今回のハンドキャリー任務はまさに「防衛戦」であり、その意味において、十分な成功を収めたものと確信する次第である。
私と本社課長はその後飛行機のチケットの関係で同日は上海泊を余儀なくされ、翌17日深夜に常平に帰着、18日は来客アテンドのため終日広州方面出撃となり、19日の本日朝、改めて常平来訪中の社長に対し出頭、本社課長より一連の顛末の報告となった。
これに対する社長の講評は、まさに上述の点に関し十分な理解を得られたものであった。
当事者としては、これに余る救いはあるまいと思う。
以上を以って、前代未聞の66カートンハンドキャリー作戦は状況終わりとなった。
ーおしまいー
【追記とあとがき】
この話は2007年のことだから今から15年も前のことだと思うと、隔世の感がある。
私もずいぶん人でなしだったなと思う一方で、まあよく動けたものだとあきれる。
一歩間違えたらすべてパーという危ない橋の連続で、もしひとつしくじって上海空港に66カートンの荷物と5人のおっさんが残され途方に暮れる羽目になっていたらどうなっていたか。
この時の一番の懸念点は通関で、同じロットの同一の製品を44カートンと22カートンに分けて別の航空会社に委託するわけなのだが、1セットの書類で大丈夫だったのだろうか。
また航空会社が一声「不行(だめだ)」と言えばすべてだめ、上海空港におろした荷物はどうやって回収しどこへ運べばいいのだろう。
今から考えても冷汗が出る心地がする。
これは当時向こうでやっていたミッションインポッシブルの中でも最大の語り草になったもので、あまりお勧めはできないし真似もしていただきたくないと思う。
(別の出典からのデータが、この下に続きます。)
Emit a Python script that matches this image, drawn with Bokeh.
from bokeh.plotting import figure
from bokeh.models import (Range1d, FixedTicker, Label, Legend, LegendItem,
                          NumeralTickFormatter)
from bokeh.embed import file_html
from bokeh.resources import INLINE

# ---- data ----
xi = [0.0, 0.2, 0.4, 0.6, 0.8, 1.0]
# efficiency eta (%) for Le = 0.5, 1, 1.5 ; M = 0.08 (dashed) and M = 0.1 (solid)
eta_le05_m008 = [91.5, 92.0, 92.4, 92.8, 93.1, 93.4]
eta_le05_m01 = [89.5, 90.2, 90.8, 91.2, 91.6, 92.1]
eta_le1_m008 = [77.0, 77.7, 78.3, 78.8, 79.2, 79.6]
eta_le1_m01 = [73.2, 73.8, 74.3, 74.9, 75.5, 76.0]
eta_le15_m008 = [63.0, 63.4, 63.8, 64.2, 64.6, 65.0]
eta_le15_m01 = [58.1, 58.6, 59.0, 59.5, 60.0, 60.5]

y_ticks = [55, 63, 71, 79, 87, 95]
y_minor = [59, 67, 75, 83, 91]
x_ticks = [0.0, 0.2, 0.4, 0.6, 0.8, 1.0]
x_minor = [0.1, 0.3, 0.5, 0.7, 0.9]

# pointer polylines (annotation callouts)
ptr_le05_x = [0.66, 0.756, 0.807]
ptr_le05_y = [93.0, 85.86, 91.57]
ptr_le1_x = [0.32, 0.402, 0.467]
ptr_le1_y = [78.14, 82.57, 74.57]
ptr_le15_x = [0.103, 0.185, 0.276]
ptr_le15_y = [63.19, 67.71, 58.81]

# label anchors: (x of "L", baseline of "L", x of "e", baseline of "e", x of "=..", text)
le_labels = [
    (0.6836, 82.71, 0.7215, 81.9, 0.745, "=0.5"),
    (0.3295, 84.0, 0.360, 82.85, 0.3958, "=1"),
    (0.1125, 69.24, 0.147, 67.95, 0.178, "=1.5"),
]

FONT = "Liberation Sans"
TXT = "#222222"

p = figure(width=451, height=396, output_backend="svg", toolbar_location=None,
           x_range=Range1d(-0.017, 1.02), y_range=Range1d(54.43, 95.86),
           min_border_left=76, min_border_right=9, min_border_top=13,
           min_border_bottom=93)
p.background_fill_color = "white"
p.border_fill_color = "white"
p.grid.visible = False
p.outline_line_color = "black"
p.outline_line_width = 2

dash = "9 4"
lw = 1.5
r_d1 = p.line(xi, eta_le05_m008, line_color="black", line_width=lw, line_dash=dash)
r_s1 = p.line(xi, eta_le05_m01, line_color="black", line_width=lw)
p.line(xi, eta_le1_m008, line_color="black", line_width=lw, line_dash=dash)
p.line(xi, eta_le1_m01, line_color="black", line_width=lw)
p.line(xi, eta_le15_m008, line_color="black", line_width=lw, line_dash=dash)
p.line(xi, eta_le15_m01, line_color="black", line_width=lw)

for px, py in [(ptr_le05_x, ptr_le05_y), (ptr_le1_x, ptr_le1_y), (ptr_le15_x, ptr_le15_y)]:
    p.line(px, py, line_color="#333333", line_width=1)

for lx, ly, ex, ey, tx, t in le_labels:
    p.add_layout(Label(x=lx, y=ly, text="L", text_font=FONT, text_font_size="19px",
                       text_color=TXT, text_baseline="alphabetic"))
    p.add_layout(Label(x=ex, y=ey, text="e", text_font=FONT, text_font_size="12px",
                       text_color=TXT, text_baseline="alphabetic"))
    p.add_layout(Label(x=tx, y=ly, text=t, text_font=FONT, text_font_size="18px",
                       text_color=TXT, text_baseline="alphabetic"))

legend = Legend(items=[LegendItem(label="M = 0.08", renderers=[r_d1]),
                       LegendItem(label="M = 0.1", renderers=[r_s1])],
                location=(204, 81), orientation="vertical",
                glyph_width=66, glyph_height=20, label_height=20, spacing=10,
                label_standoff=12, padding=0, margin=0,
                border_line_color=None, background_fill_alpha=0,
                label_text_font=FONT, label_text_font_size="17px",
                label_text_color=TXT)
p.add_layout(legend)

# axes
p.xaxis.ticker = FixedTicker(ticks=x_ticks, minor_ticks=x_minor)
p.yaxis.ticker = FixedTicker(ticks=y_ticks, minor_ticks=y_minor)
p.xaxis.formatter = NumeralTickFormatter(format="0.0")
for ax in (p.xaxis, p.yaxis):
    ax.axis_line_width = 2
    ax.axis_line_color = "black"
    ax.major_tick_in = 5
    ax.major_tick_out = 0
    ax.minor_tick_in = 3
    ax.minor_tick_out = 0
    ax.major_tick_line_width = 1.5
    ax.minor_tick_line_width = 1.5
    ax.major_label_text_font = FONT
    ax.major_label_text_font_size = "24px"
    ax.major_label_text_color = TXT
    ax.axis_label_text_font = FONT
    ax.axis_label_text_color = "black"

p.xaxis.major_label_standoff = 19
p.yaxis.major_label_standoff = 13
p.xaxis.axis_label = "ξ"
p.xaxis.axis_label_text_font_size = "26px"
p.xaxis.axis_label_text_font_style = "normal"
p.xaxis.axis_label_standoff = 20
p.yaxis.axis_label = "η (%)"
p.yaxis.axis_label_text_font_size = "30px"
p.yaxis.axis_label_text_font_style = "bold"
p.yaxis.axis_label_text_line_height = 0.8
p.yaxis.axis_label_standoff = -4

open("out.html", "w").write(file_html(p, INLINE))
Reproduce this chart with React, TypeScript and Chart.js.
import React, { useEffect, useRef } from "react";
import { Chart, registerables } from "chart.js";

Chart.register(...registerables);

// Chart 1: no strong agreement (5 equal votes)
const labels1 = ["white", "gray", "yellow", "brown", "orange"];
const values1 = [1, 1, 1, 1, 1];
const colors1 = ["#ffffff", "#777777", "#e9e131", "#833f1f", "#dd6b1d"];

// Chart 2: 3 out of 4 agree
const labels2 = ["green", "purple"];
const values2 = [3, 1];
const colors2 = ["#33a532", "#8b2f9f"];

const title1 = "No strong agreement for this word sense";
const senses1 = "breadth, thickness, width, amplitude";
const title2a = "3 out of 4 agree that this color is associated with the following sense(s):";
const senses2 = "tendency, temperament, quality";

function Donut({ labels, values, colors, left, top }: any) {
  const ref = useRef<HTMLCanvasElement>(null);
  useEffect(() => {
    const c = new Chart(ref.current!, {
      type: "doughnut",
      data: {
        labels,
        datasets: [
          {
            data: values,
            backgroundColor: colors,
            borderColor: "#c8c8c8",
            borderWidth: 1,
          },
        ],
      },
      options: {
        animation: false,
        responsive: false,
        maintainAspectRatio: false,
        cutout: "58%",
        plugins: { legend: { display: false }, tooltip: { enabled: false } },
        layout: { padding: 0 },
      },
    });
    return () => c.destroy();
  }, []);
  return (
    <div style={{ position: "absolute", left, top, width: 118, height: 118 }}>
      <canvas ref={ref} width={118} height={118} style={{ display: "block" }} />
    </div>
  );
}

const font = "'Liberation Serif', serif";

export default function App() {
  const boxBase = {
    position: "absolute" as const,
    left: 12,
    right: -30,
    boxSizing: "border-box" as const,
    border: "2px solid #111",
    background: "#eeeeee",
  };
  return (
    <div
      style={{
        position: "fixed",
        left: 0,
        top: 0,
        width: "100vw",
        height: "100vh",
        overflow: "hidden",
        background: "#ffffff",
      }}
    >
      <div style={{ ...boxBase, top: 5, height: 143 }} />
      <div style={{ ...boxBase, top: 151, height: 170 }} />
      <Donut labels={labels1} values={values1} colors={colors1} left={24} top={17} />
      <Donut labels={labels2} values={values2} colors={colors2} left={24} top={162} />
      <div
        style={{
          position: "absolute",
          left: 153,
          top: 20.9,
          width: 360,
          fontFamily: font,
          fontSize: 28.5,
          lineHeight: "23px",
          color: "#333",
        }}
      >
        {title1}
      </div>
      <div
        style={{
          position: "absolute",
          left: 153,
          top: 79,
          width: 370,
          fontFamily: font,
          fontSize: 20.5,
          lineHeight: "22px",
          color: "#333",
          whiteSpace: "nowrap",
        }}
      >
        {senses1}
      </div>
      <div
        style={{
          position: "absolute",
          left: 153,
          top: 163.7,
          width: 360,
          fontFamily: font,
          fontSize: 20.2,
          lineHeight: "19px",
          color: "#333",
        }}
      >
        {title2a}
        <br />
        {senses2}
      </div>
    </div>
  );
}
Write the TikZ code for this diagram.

肝心なのは、こういうことをやらずに済むよう発注段階で十分に納期に余裕を見ておくことで、この時点なら時間は綿のようにいくらでも縮んで詰め込めるのだが、工場で出荷する直前の時間は鉄のように密度が高く、これを縮めるのはこのくらいのことをする羽目になるという教訓にすることなので、商品発注を仕事にされている方には他山の石として頂きたいと切に思う。